Plaintiff’s request for relief is limited to monetary damages (Doc. 1, p. 8).
Merits Review Under 28 U.S.C. § 1915A
This case is now before the Court for a preliminary review of the complaint
pursuant to 28 U.S.C. § 1915A. Under § 1915A, the Court is required to promptly screen
prisoner complaints to filter out nonmeritorious claims. 28 U.S.C. § 1915A(a). The Court is
required to dismiss any portion of the complaint that is legally frivolous, malicious, fails to state
1
a claim upon which relief may be granted, or asks for money damages from a defendant who by
law is immune from such relief. 28 U.S.C. § 1915A(b).

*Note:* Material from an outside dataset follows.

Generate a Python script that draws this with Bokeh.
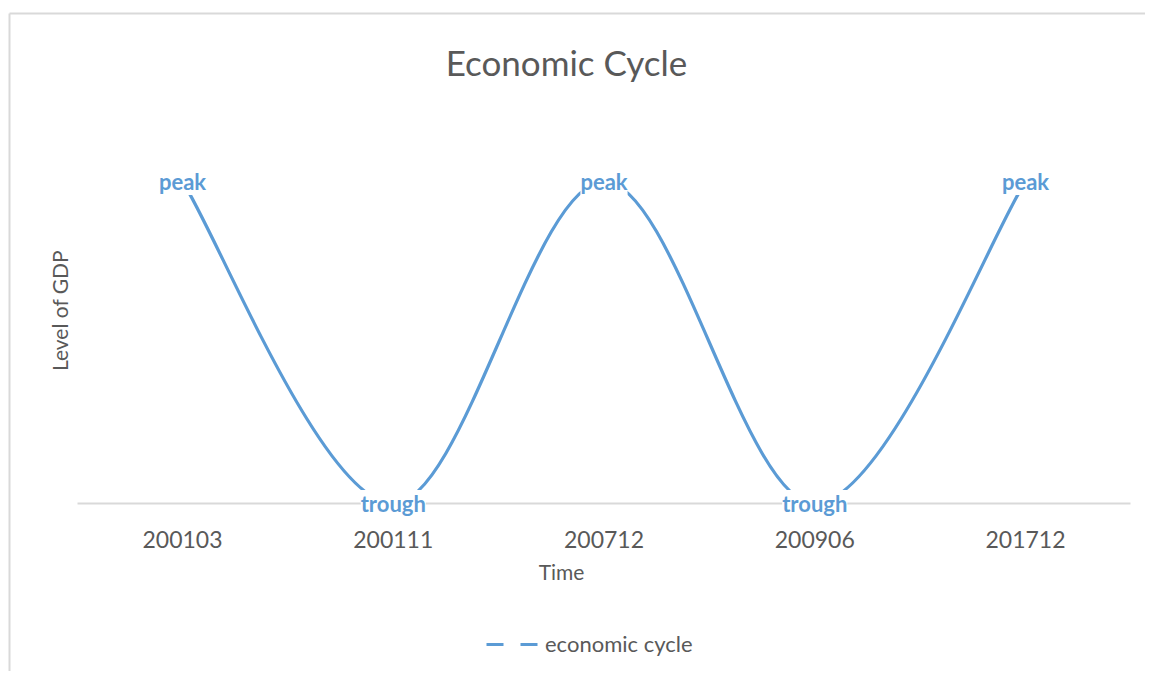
from bokeh.plotting import figure
from bokeh.models import (Range1d, FixedTicker, Label, LabelSet, ColumnDataSource,
                          Legend, LegendItem)
from bokeh.core.properties import value
from bokeh.embed import file_html
from bokeh.resources import INLINE

# ---- data ----
categories = ["200103", "200111", "200712", "200906", "201712"]
gdp_level = [1, 0, 1, 0, 1]
point_labels = ["peak", "trough", "peak", "trough", "peak"]

LINE = "#5b9bd5"
TEXT = "#595959"
GRID = "#d9d9d9"
FONT = "Lato"

W, H = 1145, 671
X0, DX = 182.0, 210.75      # pixel of first category, pixels per category
Y0, DY = 503.0, 322.0       # pixel of level 0, pixels per unit


def dx(px):
    return (px - X0) / DX


def dy(py):
    return (Y0 - py) / DY


p = figure(width=W, height=H, output_backend="svg", toolbar_location=None,
           x_range=Range1d(dx(0), dx(W)), y_range=Range1d(dy(H), dy(0)),
           y_axis_location=None, min_border=0, min_border_left=0,
           min_border_right=0, min_border_top=0, min_border_bottom=0)
p.outline_line_color = None
p.xgrid.visible = False
p.ygrid.visible = False
p.background_fill_color = "white"
p.border_fill_color = "white"

# chart-area border (top and left edges visible; the rest runs off the picture)
p.segment(x0=[dx(9), dx(9)], y0=[dy(13), dy(13)],
          x1=[dx(W + 50), dx(9)], y1=[dy(13), dy(H + 50)],
          line_color=GRID, line_width=2)

# x axis at level 0
xs = list(range(len(categories)))
ax = p.xaxis[0]
ax.fixed_location = 0
ax.bounds = (-0.5, len(categories) - 0.5)
ax.ticker = FixedTicker(ticks=xs)
ax.major_label_overrides = {i: c for i, c in enumerate(categories)}
ax.axis_line_color = GRID
ax.axis_line_width = 2
ax.major_tick_line_color = None
ax.minor_tick_line_color = None
ax.major_label_text_font = FONT
ax.major_label_text_font_size = "23px"
ax.major_label_text_color = TEXT
ax.major_label_standoff = 21

# smoothed line (Excel-style Catmull-Rom bezier) via bezier glyph
n = len(xs)
x0, y0, x1, y1, cx0, cy0, cx1, cy1 = [], [], [], [], [], [], [], []
for i in range(n - 1):
    ip = max(i - 1, 0)
    inn = min(i + 2, n - 1)
    x0.append(xs[i]); y0.append(gdp_level[i])
    x1.append(xs[i + 1]); y1.append(gdp_level[i + 1])
    cx0.append(xs[i] + (xs[i + 1] - xs[ip]) / 6)
    cy0.append(gdp_level[i] + (gdp_level[i + 1] - gdp_level[ip]) / 6)
    cx1.append(xs[i + 1] - (xs[inn] - xs[i]) / 6)
    cy1.append(gdp_level[i + 1] - (gdp_level[inn] - gdp_level[i]) / 6)
p.bezier(x0=x0, y0=y0, x1=x1, y1=y1, cx0=cx0, cy0=cy0, cx1=cx1, cy1=cy1,
         line_color=LINE, line_width=3.2, line_cap="round")

# data labels with white background
src = ColumnDataSource(dict(x=xs, y=gdp_level, t=point_labels))
p.add_layout(LabelSet(x="x", y="y", text="t", source=src, text_align="center",
                      text_baseline="middle", text_font=value(FONT),
                      text_font_size="22px", text_font_style="bold",
                      text_color=LINE, background_fill_color="white"))

# titles
p.add_layout(Label(x=dx(566), y=dy(61), text="Economic Cycle", text_align="center",
                   text_baseline="middle", text_font=FONT, text_font_size="35px",
                   text_color=TEXT))
p.add_layout(Label(x=dx(561), y=dy(571), text="Time", text_align="center",
                   text_baseline="middle", text_font=FONT, text_font_size="21px",
                   text_color=TEXT))
p.add_layout(Label(x=dx(59), y=dy(310), text="Level of GDP", angle=1.5708,
                   text_align="center", text_baseline="middle", text_font=FONT,
                   text_font_size="21px", text_color=TEXT))

# legend (its glyph comes from a dashed stand-in renderer placed off-screen)
legend_src = ColumnDataSource(dict(x=[dx(-100), dx(-90)], y=[dy(-100), dy(-100)]))
stand_in = p.line(x="x", y="y", source=legend_src, line_color=LINE,
                  line_width=3, line_dash="17 17")
legend = Legend(items=[LegendItem(label="economic cycle", renderers=[stand_in])],
                location=(486, H - 657), padding=0, spacing=0, margin=0,
                glyph_width=52, glyph_height=22, label_height=22,
                label_standoff=7, border_line_color=None,
                background_fill_alpha=0, label_text_font=FONT,
                label_text_font_size="22px", label_text_color=TEXT)
p.add_layout(legend)

open("out.html", "w").write(file_html(p, INLINE))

An action or claim is frivolous if “it lacks an arguable basis either in law or in
fact.” Neitzke v. Williams, 490 U.S. 319, 325 (1989). An action fails to state a claim upon which
relief can be granted if it does not plead “enough facts to state a claim to relief that is plausible
on its face.”
Bell Atlantic Corp. v. Twombly, 550 U.S. 544, 570 (2007).
The claim of
entitlement to relief must cross “the line between possibility and plausibility.” Id. at 557.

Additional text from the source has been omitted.